Each day, the Earth rotates about an axis through its poles. As it does so, every place on Earth, save the poles themselves, which are defined as those places which remain fixed in position while the Earth rotates, moves about a circle, which is identical to its parallel of latitude. In fact, although we usually think of such parallels as simply a convenient way of showing how far North or South a place is, they actually represent the paths that are followed by the people who live on them, each time that the Earth rotates.

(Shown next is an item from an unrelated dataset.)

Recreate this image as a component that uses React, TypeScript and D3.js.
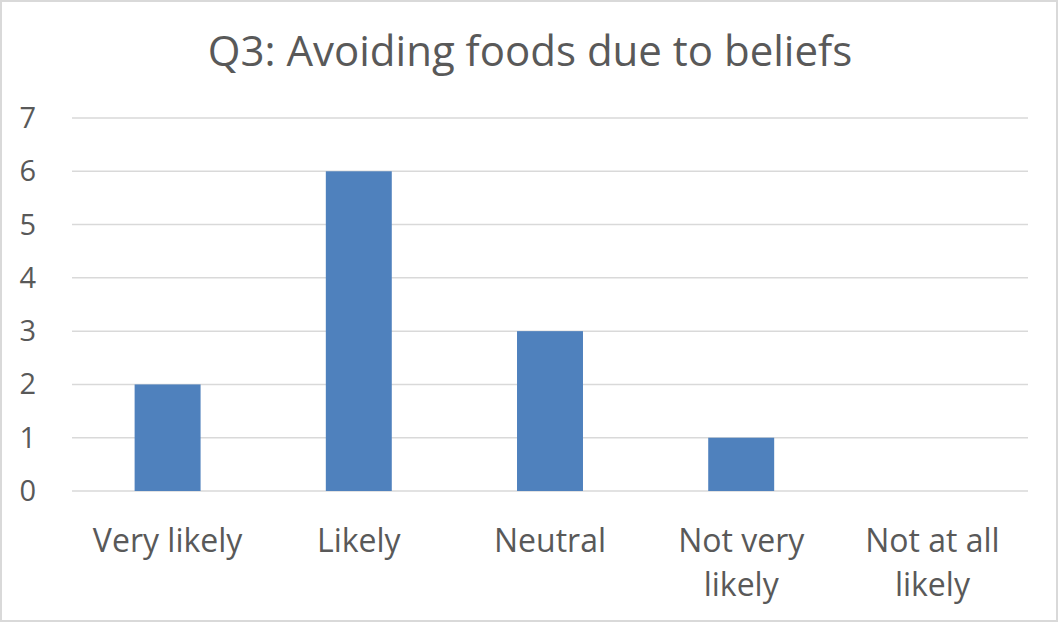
import * as d3 from 'd3';

const categories = ['Very likely', 'Likely', 'Neutral', 'Not very likely', 'Not at all likely'];
const categoryLines = [['Very likely'], ['Likely'], ['Neutral'], ['Not very', 'likely'], ['Not at all', 'likely']];
const values = [2, 6, 3, 1, 0];
const yTicks = [0, 1, 2, 3, 4, 5, 6, 7];

const W = 1059;
const H = 623;
const FONT = "'Open Sans', 'Liberation Sans', sans-serif";
const TEXT = '#595959';

export default function App() {
  const x = d3.scaleBand<string>().domain(categories).range([72, 1028]).padding(0);
  const y = d3.scaleLinear().domain([0, 7]).range([491, 118]);
  const barW = x.bandwidth() * 0.345;

  return (
    <svg
      width={W}
      height={H}
      style={{ position: 'absolute', left: 0, top: 0, background: '#fff' }}
      fontFamily={FONT}
    >
      <rect x={1} y={1} width={W - 3} height={H - 3} fill="#fff" stroke="#d9d9d9" strokeWidth={2} />
      <text x={530} y={66} textAnchor="middle" fontSize={42} fill={TEXT}>
        Q3: Avoiding foods due to beliefs
      </text>

      {yTicks.map((t) => (
        <g key={t}>
          <line x1={72} x2={1028} y1={y(t)} y2={y(t)} stroke="#d9d9d9" strokeWidth={1.5} />
          <text x={36} y={y(t) + 10} textAnchor="end" fontSize={29} fill={TEXT}>
            {t}
          </text>
        </g>
      ))}

      {categories.map((c, i) => (
        <rect
          key={c}
          x={(x(c) || 0) + x.bandwidth() / 2 - barW / 2}
          y={y(values[i])}
          width={barW}
          height={y(0) - y(values[i])}
          fill="#4f81bd"
        />
      ))}

      {categories.map((c, i) => (
        <text key={c} textAnchor="middle" fontSize={32} fill={TEXT}>
          {categoryLines[i].map((line, j) => (
            <tspan key={j} x={(x(c) || 0) + x.bandwidth() / 2} y={552 + j * 44}>
              {line}
            </tspan>
          ))}
        </text>
      ))}
    </svg>
  );
}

      Of course, since everyone is going in the same direction (eastward) at the same rate, on a given parallel of latitude, no one actually "gets" anywhere, and as long as you only look at your Earth-bound surroundings, you can't even tell that you are moving (as will be discussed in more detail, below). However, if you look up at the sky, everything in the sky will seem to move to the west, in a mirror image of your eastward rotation, showing that either you are moving, or the stars are moving, or both, and although in ancient times, it was generally assumed that the Earth was stationary, and the sky was moving, rather than the other way around.
      We will discuss the apparent motions of the sky, and the effects of the Earth's rotation on the weather (day and night, and seasonal variations in temperature) in another place. Here, we concern ourselves with the physical effects of the Earth's rotation, which are referred to as Coriolis Effects.

Galilean Relativity
      Everyone has heard of Einstein's Theory of Relativity, although not everyone understands it. But not everyone has heard of Galilean Relativity, which is a much simpler concept. Basically, the idea is that all motion is "relative", and you cannot tell if you are moving, unless you are moving relative to something, and even then, all that you can tell is that you are moving relative to the other object, and not which object is really moving. So, if you see something moving toward you, you can know that either you are moving toward it, or it toward you, or some combination of the two, but not which of these possibilities is correct. In this sense, the apparent motion of the stars discussed above is an example of Galilean Relativity. We can tell that we are moving relative to the stars, but not who is really moving.
      In fact, it is a basic principle of modern physics (and modern, in this sense, means for the best part of a century or more) that there is absolutely NO experiment that you can do, to tell whether you are moving, unless something is moving relative to you, and even when you do detect movement, you cannot, if the motion is uniform (constant in direction and speed), tell whether you are moving, or the other object.
      So, suppose you look around the room that you are sitting in, and try to decide whether you are moving. If you don't see anything moving, why should you presume that you are moving at all? Why should you believe that you aren't really stationary, and the Earth is not rotating? For, after all, if it is rotating, then depending upon your latitude, you might be moving eastward, along your parallel of latitude, with a speed of hundreds of miles per hour.
      The answer is, strictly speaking, that as long as you don't look outside, and see the Sun or Moon or stars moving across the sky, you can't tell. And yet, as it turns out, there is a way, albeit one which is not entirely obvious, which can be used to tell that something strange is going on. And that is by looking at the Coriolis Effect, and trying to decide what in the world is going on.

The Coriolis Effect
      The Coriolis Effect is, depending upon how you look at it, one of two separate, but closely related phenomena which are caused by the fact that the Earth is rotating, so that, as you sit quietly reading these words, you are moving around a circular path, centered on the axis of rotation of the Earth, which is the same as your parallel of latitude.